In this work, we proposed carbon ink-loaded PF/epoxy composites for ultrathin, robust, and absorption-dominant EMI-shielding materials fabricated by a facile dipping method. This strategy successfully overcame the brittleness of a robust thermosetting matrix (epoxy) using PF and demonstrated high EMI-SE and superior mechanical durability. The highest EMI-SE was found to be ~ 40.1 dB in S-2/G/PF/Ep, with a thickness of 0.6 mm (66.8 dB mm−1) at 8.2–12.4 GHz and with the absorption-dominant EMI-shielding behaviors (absorption coefficient of 0.7). These absorption-dominant behaviors can be attributed to the effective dielectric loss at multiple interfaces and enhanced dissipation of the EM waves by the prolonged EM pathway in hybrid SWCNT/rGO networks, regardless of the thickness. Further, we also observed a strong correlation between the interfacial behaviors and the EMI-SE. The interfacial interactions of the composites play an important role in enhancing the EMI-SE. The multiscale porous structures, composed of 3D microscale pores of the SWCNT/rGO hybrids and macrovoids of the PF skeleton, contributed to enhancing the interfacial interactions.
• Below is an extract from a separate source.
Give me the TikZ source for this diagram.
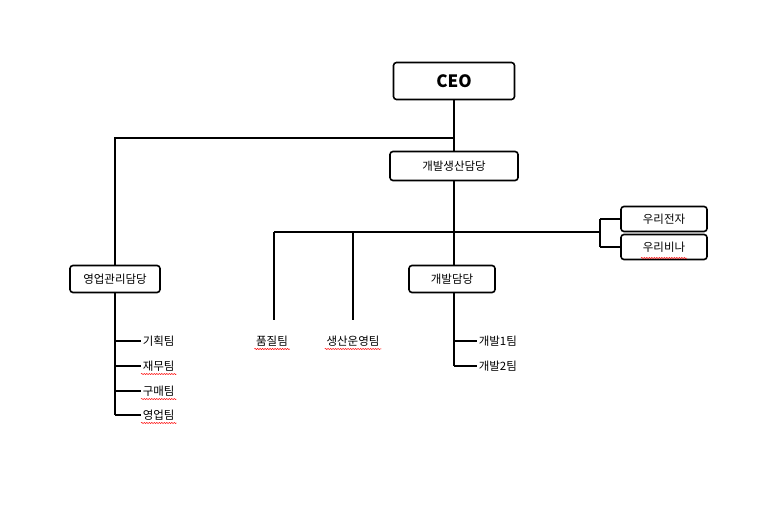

This facilitated the increase in impedance mismatch, interfacial polarization loss, and multiple scattering within the composites for efficient EMI-shielding performance. Therefore, we believe that this approach provides hybrid SWCNTs/rGO/PF/epoxy composites that could be used as highly flexible and robust EMI-shielding materials and hold great promise to meet the high demand for portable and wearable electronics.